Athenaeum Guest W.S. Merwin Wins National Book Award

Recent Athenaeum guest W.S. Merwin, the Pulitzer Prize-winning poet and essayist, has been awarded the 2005 National Book Award Poetry prize. Merwin has spoken at CMC four times since 1998 when he participated in the College's Milosz Festival, and most recently visited campus Oct. 27 for a reading and discussion of his work. He is a seven-time finalist for the National Book Award, winning this year for a career-spanning collection, Migration: New & Selected Poems, 1951-2001 (2005, Copper Canyon Press).

The Atlantic Monthly has called Merwin's poems "as broad as the biosphere yet as intimate as a whisper. He conveys in the sweet simplicity of grounded language a sense of the self where it belongs, floating between heaven, earth, and the underground."

Merwin was born in New York City and began writing at age 5, creating hymns for his father, a Presbyterian minister. As a student at Princeton University, Merwin studied writing with John Berryman and R.P. Blackmur.
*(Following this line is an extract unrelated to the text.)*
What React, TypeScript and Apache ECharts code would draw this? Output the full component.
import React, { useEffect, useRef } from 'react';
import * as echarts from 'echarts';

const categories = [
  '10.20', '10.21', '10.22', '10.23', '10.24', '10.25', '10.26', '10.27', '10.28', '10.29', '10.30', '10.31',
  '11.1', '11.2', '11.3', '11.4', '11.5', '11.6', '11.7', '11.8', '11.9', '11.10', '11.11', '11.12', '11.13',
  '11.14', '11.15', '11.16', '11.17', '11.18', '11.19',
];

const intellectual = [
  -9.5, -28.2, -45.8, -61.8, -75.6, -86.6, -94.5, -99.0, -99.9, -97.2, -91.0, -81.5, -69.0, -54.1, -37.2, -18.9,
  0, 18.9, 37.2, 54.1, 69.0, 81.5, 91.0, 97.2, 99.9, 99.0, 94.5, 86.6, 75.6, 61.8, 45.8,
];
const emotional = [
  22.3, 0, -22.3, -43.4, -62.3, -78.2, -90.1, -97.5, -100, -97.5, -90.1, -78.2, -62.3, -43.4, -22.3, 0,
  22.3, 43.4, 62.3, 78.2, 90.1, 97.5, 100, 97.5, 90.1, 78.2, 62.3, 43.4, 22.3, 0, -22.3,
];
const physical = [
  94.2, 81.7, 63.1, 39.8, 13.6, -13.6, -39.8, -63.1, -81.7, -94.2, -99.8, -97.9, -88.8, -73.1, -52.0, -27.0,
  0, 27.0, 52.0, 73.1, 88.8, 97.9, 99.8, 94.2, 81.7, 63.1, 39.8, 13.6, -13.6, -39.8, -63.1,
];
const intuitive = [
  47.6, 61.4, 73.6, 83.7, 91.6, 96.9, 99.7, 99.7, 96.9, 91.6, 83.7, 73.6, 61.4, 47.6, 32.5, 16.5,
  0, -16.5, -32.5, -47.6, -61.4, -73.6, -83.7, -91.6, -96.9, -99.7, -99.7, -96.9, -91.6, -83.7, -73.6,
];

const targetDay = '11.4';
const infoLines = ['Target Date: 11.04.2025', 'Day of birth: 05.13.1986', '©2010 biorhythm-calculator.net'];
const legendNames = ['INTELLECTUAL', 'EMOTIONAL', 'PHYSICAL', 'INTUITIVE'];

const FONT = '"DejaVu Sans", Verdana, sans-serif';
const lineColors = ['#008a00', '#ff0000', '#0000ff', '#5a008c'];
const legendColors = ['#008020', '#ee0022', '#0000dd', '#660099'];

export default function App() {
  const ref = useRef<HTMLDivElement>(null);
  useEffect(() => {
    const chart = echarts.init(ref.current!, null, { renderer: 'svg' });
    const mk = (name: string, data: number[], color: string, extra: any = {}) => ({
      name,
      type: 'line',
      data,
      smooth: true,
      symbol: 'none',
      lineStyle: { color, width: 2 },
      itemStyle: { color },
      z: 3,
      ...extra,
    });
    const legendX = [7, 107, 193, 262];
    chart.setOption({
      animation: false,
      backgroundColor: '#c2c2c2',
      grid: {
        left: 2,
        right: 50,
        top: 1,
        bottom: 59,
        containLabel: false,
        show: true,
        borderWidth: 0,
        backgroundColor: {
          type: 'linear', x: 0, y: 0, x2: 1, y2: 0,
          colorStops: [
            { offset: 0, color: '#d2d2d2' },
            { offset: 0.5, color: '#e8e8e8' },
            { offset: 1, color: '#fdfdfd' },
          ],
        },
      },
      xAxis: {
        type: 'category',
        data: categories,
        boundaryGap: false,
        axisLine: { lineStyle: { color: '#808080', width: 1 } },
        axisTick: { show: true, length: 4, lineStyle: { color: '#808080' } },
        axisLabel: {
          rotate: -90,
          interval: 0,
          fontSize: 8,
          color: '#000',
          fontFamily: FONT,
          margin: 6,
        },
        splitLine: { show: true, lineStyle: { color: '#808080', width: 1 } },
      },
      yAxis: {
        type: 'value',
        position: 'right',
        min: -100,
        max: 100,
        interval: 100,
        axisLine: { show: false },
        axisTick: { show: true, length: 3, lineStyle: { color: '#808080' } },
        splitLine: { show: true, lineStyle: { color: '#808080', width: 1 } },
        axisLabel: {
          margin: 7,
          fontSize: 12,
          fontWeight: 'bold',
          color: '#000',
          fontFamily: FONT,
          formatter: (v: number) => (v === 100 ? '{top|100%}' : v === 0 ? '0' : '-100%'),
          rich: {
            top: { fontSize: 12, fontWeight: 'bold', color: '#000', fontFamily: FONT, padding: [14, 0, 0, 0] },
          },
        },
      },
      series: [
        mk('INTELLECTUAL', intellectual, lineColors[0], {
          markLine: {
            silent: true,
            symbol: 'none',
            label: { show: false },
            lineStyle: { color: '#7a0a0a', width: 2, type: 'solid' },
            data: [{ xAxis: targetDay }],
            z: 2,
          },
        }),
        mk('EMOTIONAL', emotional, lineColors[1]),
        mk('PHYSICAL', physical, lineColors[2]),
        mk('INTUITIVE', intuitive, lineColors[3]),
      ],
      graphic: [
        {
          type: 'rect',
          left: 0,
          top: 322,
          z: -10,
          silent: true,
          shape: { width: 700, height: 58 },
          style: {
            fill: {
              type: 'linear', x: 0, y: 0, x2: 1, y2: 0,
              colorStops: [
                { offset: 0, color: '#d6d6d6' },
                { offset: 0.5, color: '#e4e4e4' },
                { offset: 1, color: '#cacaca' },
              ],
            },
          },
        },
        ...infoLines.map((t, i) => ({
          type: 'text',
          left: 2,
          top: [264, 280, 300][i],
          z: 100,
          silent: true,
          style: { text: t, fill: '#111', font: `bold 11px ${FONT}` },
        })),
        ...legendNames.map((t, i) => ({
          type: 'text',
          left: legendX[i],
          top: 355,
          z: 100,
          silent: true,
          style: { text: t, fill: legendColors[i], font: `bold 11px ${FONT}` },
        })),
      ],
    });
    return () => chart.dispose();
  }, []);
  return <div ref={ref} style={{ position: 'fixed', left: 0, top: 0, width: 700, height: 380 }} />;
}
His first book of poetry A Mask for Januswon the Yale Series of Younger Poets Award in 1952, chosen by W.H. Auden. In tandem with the printing of his second collection of poems (Green with Beasts, 1956), he worked briefly as a playwright-in-residence at the Poet's Theatre in Cambridge, Mass., and later as poetry editor at The Nation, between the publishing of his second and third collections, The Drunk in the Furnace (1960) and The Moving Target (1963). It was Merwin's fifth book, The Carrier of Ladders, that won the Pulitzer Prize in 1971.